When James Tunick ’03 removed his Sept. 11 sculpture from Cross Campus, it was surrounded by a well-worn ring of dirt and brown grass, covered in students’ scrawls, and bound for the pages of Rolling Stone Magazine.

The sculpture — two stark, vertical, wooden planks, an emblem of the fallen twin towers — was throughout the fall Yale’s most visible and most visited reminder of the attacks.

Even as it sits, now, in the Ezra Stiles College common room, across from a jukebox and big-screen TV, the sculpture has quickly become a record of Yalies’ complicated feelings about Sept. 11.

The sculpture was designed to be written on, to create a “dialogue,” said Tunick.

Half a year after the attacks, the sculpture has become one part ongoing conversation and one part anthropological artifact. It lacks the sleek lines of a Brancusi, but its genius is in its dual role as sculpture and public forum.

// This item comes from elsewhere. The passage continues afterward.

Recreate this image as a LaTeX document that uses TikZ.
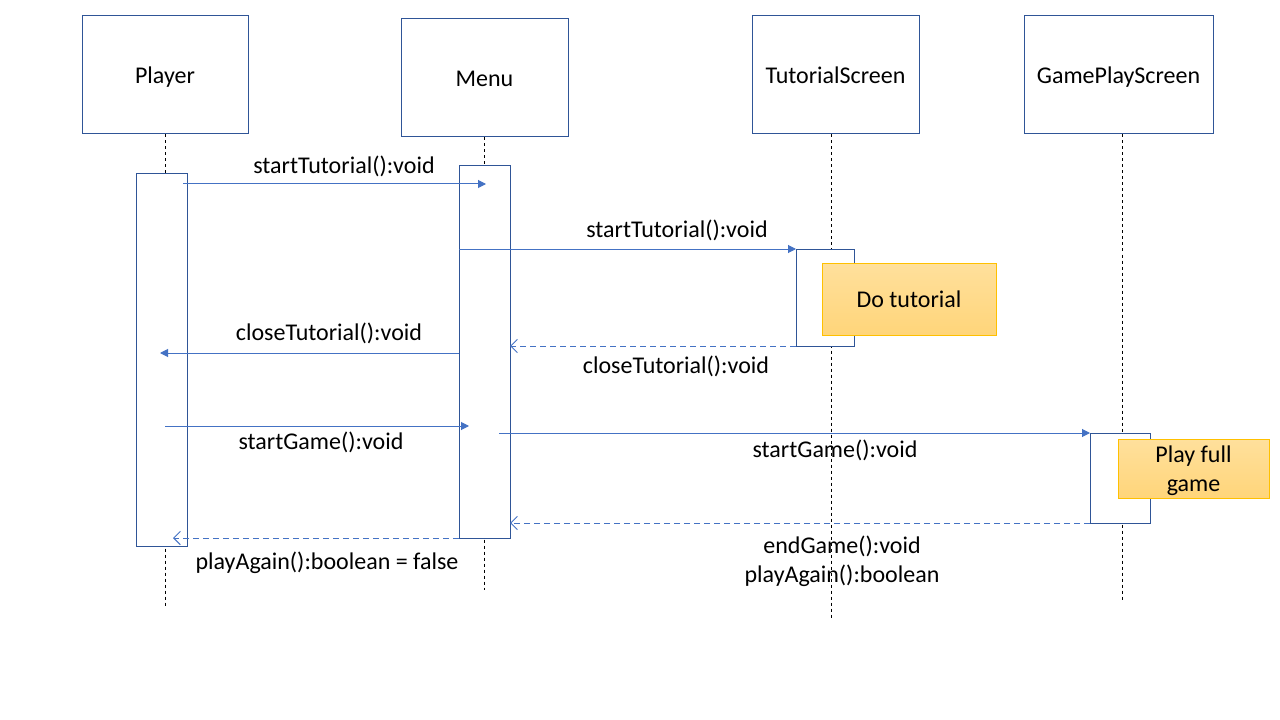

“I wanted to give people voices when they needed it the most,” said Tunick. Tunick said he came up with the idea for the sculpture after seeing similar memorials in Washington Square Park in New York City.

Clifford Chanin, the founder and director of the Legacy Project — a New York-based organization devoted to studying the artwork of great cataclysms like Hiroshima — said that in America, disasters like Sept. 11 have become publicly mourned events.

“We live in a very public age, driven by media concerns,” he said. “The idea of a public manifestation of mourning is in keeping with the times.”

Working with Emily Eidenier ’03 and Austin Van ’03, Tunick built the memorial and installed it on Cross Campus. Within a week, he said, the sculpture was completely covered in writing.

The writing itself is hardly a cross section of American public opinion. While polls show that Americans emphatically support military action in Afghanistan, the sculpture is covered in messages of peace.

“Trust God, revenge is not the answer,” wrote one person.

Still, there are a smattering of hawkish messages, some that Tunick said were hateful.

“What can you say about hate, except that it’s a reflection of what goes on in the community,” he said.

“Nuke Afghanistan,” said one writer. But the message had been crossed out and a flower, now dry, was taped over it.

“[The flower] is like a band-aid, like it’s an open wound,” Tunick said.

One message echoed a banner that had been hung on Old Campus this fall and removed, amidst a flurry of controversy over whether it was hateful.

“Kill them all and let God sort them out,” the message said.

And on the towers, there is a patchwork collection of crude images, mostly of doves, hearts and crosses. One of the towers has a curving drawing of a tree dripping red blood in the shape of a heart. The other skyscraper bears a picture of two children holding hands with the caption: “Remember this?”

The sculpture also has its moments of simple anguish. “I miss my first grade teacher — dead,” one inscription reads.

“I miss you Jen, Tower #1, 87th floor,” reads another.

Chanin linked the sculpture to a wider trend of memorials, like the one created after the Oklahoma City bombing, built on the idea of emptiness. In writing on the sculpture, he said, people were filing the empty space — real and metaphorical — created by the Sept. 11 dead.

“I think there’s this need for imaginative restoration,” he said. “Art fills the space where people are now missing.”

In November, the magazine Rolling Stone published a full-page, color picture of the statue resting on Cross Campus, and the sculpture has since been featured prominently in exhibitions at the Digital Media Center for the Arts and the Yale Cabaret.

The sculpture sat at the media center for more than a month at the entrance to the exhibition. The exhibit’s curator, Ken Lovell, said that the sculpture did not at first have any special impact, but that as a blunt reflection of local sentiment it was “eye-catching.”

“The impermanence of it made sense,” he said. “It was easily put together, it was meant to be an everyday object.”

As students continue to write on it, albeit in smaller volume, the statue has in some ways defied the nation’s decreasing interest in the aftermath of the terror attacks.

Tunick said he had received offers for the statue, including one from Ezra Stiles Master Susan Rieger, although he declined to state the offers’ sizes. He said he has no plans to sell it.

“I’d really like to lend it out to museums, galleries and schools,” he said.